Supreme Court Argument Suggests Consumer Class Actions Will Survive


Posted on Nov 11, 2010

On Tuesday, November 9, 2010, the U.S. Supreme Court heard oral argument in AT&T Mobility v. Concepcion.  The case involved an effort by AT&T to prohibit class actions in an arbitration clause of contracts with mobile phone customers.  California courts had held that the class action bar was unconscionable and unenforceable.

Before the oral argument, many expected the conservative U.S. Supreme Court to reverse the lower court’s decision and allow such clauses in boilerplate print of consumer contracts, even where they might be unenforceable under state law standards.  However, comments of most of the justices during oral arguments, including conservative Justice Antonin Scalia, suggest the court may defer to state court judges’ determinations about what is and is not fundamentally unfair in a consumer contract.

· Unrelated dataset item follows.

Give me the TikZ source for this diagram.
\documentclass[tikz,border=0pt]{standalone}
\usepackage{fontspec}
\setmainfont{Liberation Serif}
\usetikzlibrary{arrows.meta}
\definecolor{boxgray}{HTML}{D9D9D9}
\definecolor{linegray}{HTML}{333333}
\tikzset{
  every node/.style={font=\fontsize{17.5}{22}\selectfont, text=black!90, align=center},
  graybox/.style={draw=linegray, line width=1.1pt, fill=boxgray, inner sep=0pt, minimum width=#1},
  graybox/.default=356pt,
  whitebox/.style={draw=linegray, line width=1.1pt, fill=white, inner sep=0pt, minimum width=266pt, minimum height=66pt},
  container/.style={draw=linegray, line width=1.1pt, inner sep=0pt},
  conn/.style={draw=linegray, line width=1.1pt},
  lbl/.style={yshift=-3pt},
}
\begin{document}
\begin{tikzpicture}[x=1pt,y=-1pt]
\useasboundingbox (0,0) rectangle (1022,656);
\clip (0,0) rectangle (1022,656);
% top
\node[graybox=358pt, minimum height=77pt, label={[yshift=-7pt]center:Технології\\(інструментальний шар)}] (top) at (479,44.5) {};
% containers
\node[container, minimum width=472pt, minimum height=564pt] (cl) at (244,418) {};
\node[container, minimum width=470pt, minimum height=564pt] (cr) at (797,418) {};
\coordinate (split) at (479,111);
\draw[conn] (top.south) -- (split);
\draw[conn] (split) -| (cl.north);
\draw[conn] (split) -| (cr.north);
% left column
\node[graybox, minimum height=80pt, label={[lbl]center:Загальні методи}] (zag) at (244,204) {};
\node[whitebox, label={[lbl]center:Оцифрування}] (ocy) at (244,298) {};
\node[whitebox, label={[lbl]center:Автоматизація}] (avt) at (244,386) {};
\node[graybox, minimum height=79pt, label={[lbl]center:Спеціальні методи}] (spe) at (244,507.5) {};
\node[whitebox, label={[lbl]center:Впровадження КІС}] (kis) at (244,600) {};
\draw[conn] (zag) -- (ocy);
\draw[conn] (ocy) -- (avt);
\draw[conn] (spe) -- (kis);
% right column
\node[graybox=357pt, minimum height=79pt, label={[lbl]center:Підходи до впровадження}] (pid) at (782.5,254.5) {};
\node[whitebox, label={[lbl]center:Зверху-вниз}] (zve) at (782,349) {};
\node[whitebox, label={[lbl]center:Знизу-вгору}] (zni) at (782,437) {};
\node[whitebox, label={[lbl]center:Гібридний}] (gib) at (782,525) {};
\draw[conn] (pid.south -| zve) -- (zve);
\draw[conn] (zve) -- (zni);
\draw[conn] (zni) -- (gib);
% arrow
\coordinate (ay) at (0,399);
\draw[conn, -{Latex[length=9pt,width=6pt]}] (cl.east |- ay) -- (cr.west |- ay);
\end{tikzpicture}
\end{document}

The lawyer for the California couple, who had filed the class action against AT&T Mobility claiming that they were defrauded over a $30 charge, told the court that a decision in favor of AT&T would “gut the state’s substantive consumer protection law.”  Although recent Supreme Court decisions have suggested the court would enforce arbitration agreements and disfavor consumer class actions, the justices’ questions at oral argument suggested otherwise.  For example, Justice Antonin Scalia, a noted conservative on the court, asked AT&T’s attorney, “Are we going to tell the State of California what it has to consider unconscionable?”  Questions by Justice Breyer, Justice Bader Ginsburg and new Supreme Court Justice Elena Kagan were similar in tone.  Questions from conservative Justice Samuel A. Alito, Jr., indicated support for AT&T and suggest that the opinion may be divided.

Numerous consumer groups, including the Legal Aid Society of the District of Columbia, AARP, Centers for Responsible Lending and the Consumer Federation of America have expressed support for the Concepcions and the California lower court’s rulings rejecting the arbitration clauses.